Le pressentiment
Jean-Pierre Daroussin
par Juliette Ruer
Le film qu’on regarde pour ralentir. Parce que Daroussin est sympa et qu’il sait jouer. Parce que, si on est loin, Paris manque parfois. Et on en sort avec l’état d’esprit envisagé, soit un vague sourire, une sérénité momentanée, une légère envie de faire la même chose que le héros. Bref, on en sort frais après une sieste, sans avoir dormi.
L’effet reposant, c’est lui, Jean-Pierre Daroussin, l’acteur cool qui se fait réalisateur. Il a eu raison : Prix Louis Delluc du premier film, c’est un bon début.
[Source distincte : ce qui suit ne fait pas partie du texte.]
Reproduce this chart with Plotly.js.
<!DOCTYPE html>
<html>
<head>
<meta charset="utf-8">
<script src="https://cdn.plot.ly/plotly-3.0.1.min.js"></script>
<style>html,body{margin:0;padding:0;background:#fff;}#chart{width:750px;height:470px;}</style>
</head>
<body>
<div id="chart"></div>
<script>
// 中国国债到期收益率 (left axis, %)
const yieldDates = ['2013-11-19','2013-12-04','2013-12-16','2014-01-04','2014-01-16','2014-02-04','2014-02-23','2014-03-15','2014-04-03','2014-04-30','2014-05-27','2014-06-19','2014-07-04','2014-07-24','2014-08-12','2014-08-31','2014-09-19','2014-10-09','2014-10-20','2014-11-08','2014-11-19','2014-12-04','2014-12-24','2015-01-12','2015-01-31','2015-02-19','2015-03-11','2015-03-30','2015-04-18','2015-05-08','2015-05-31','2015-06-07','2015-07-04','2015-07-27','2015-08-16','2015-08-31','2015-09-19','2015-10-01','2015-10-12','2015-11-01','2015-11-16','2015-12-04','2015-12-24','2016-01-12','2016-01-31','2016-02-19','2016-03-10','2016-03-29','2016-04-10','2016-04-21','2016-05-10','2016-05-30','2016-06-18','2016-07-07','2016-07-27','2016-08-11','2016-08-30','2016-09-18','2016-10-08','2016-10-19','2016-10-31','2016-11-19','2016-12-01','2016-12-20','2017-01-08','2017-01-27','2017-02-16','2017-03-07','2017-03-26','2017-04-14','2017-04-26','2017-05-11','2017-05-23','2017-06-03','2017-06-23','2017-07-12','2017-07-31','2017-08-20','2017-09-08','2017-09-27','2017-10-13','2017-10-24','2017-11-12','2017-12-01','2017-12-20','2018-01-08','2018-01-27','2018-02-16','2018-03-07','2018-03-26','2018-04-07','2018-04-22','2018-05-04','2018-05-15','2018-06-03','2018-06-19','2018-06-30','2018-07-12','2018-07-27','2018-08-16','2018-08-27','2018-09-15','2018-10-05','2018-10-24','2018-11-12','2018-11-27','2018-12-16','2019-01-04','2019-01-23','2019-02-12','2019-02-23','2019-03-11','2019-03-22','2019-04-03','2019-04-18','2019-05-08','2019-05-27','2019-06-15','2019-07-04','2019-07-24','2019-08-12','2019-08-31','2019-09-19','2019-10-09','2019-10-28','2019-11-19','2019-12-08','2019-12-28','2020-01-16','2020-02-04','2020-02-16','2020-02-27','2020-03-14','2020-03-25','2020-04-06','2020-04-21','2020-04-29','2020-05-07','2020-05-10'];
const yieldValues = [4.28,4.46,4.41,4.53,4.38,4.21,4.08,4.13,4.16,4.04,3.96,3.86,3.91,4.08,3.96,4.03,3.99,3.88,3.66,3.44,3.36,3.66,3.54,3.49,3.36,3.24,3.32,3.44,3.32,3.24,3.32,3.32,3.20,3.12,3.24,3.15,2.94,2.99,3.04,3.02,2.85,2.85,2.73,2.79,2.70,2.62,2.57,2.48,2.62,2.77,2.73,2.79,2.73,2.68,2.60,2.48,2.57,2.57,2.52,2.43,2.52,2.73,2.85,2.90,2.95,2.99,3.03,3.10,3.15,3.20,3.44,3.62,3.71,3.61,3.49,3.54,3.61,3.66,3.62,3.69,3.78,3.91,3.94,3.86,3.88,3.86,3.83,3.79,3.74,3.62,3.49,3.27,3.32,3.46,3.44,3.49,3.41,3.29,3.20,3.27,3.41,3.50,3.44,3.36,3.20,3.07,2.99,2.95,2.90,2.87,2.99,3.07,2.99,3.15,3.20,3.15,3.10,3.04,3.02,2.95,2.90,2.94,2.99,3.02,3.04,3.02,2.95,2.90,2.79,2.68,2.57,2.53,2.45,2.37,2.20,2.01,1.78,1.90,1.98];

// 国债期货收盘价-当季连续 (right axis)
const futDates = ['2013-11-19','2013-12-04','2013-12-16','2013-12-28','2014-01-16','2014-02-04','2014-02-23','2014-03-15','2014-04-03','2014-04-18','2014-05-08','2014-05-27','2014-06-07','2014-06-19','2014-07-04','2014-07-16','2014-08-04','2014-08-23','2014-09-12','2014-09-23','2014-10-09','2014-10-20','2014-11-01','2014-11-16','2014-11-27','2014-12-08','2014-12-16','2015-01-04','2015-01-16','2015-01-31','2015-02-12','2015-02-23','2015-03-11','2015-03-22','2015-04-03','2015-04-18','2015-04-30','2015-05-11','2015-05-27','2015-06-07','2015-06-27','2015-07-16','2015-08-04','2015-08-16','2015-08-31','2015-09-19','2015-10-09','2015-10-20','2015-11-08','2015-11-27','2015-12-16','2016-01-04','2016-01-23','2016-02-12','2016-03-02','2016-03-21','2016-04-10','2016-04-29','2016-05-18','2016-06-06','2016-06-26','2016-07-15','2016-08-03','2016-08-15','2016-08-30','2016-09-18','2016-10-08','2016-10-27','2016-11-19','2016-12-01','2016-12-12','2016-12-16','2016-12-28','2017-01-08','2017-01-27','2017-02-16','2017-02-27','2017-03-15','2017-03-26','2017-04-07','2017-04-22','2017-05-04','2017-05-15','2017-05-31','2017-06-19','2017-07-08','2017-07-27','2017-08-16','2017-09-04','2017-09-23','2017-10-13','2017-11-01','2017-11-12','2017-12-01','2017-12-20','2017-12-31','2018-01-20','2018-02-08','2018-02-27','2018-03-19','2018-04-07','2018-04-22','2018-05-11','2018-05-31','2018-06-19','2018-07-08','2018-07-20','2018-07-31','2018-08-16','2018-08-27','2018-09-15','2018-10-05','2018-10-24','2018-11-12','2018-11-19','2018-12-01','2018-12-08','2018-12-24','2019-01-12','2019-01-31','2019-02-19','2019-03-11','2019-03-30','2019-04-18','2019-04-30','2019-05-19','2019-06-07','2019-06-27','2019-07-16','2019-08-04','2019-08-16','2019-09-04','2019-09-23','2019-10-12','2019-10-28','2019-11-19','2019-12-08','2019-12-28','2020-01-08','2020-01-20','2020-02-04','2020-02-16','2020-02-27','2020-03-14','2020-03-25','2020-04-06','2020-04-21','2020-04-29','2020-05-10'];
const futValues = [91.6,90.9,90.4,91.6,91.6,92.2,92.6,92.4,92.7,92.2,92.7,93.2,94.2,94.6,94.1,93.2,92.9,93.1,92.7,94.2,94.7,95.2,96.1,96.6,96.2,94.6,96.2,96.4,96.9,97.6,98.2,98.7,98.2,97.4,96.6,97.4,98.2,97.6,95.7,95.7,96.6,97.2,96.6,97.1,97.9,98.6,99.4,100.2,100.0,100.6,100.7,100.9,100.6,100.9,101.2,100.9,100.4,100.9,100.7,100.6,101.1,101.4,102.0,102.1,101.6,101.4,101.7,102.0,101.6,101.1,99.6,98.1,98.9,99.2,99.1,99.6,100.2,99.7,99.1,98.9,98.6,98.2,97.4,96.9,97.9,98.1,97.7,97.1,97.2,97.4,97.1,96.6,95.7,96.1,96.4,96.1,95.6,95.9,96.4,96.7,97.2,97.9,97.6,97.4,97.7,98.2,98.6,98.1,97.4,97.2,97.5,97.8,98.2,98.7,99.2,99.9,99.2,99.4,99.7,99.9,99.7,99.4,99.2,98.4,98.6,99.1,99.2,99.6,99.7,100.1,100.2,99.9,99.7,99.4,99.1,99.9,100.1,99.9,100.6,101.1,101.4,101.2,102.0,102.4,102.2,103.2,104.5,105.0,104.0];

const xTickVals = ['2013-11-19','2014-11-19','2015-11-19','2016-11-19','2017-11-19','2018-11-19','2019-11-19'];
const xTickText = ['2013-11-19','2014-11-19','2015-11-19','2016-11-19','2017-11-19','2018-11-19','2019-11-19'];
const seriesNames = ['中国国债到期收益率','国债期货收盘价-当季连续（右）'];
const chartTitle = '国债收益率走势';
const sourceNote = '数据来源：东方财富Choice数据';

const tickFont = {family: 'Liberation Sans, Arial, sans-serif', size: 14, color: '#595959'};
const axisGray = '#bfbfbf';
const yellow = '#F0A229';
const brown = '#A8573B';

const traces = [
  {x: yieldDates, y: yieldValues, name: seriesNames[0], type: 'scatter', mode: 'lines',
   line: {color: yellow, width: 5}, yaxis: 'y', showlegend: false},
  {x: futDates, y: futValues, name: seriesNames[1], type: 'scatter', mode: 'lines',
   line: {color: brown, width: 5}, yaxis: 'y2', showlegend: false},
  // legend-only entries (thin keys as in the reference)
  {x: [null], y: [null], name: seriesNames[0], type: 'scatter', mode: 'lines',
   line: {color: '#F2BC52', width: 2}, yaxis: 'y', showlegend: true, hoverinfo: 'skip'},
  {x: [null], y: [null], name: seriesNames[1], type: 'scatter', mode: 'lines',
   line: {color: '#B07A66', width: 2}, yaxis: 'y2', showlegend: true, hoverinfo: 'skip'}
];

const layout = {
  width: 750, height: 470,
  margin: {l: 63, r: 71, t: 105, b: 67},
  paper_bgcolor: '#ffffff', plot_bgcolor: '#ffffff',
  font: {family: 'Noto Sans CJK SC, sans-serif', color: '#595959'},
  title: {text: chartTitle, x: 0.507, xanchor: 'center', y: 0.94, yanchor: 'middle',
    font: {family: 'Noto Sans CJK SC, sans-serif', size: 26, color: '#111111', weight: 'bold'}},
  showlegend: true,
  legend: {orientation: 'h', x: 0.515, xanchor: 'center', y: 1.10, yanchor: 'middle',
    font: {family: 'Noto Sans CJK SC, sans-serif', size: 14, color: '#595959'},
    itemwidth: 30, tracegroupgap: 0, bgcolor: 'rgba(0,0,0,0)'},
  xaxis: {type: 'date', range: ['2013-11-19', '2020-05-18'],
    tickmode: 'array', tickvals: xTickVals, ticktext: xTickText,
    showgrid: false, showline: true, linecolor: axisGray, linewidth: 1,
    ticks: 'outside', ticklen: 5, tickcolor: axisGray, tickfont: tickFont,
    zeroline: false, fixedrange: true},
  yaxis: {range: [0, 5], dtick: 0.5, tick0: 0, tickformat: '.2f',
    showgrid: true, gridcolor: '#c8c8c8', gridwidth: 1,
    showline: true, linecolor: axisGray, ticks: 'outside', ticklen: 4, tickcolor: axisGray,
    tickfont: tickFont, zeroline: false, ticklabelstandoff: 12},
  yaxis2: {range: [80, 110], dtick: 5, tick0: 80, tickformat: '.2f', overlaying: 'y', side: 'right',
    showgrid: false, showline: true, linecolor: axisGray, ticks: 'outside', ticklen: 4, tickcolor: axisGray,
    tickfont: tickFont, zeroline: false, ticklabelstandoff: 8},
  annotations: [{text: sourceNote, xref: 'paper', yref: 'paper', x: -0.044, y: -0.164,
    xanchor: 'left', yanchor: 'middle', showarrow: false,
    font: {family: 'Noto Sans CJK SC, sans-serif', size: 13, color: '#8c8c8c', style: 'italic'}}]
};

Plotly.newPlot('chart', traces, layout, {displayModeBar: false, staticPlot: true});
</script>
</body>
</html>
Adaptant un roman d’Emmanuel Bove, Daroussin prend les traits de Benesteau, avocat parisien au destin tracé qui décide de changer de vie. Un revirement radical : Benesteau quitte les beaux quartiers pour un appartement rue St Maur, en vue d’écrire à la plume un ouvrage en constante gestation. Il fait la sieste surtout. Exit la famille de grands bourgeois plus vraie que nature et bonjour les harpies qui s’interrogent sur l’arrivée de cet oiseau-là dans leur cuisine. Ces dames sont d’autant plus déchaînées que par un concours de circonstance, Benesteau prend sous son aile une adolescente renfrognée qu’il va bien sûr- amener à la joie de vivre. « Vieux cochon », piailleront les mégères.
Mais le gars est un vrai gentil qui ne veut que le bonheur des autres. Il y a du Amélie Poulain dans cette bonté-là (le Paris populo y fait aussi pour la ressemblance) et du Dany de Mes meilleurs copains, le hippie zen devenu personnage culte que Daroussin jouait il y a près de 20 ans; le gars qui ne voit le mal nulle part.
Un esprit de gauche très affirmé qui fait la part belle aux oubliés, à la contemplation, à ces petits riens qui construisent les liens et les personnages. Mais cela deviendrait vite bonnasse sans la délicatesse et l’intelligence de cet acteur-réalisateur. Le personnage glisse progressivement vers un effacement. On va vers la mort et chaque geste renvoie alors au titre, chaque intonation est analysée par le spectateur comme un indice vers le néant. Ne pas perdre un plan de peur de passer à côté d’un dernier souffle, c’est un peu l’urgence au ralenti de ce petit film tendre.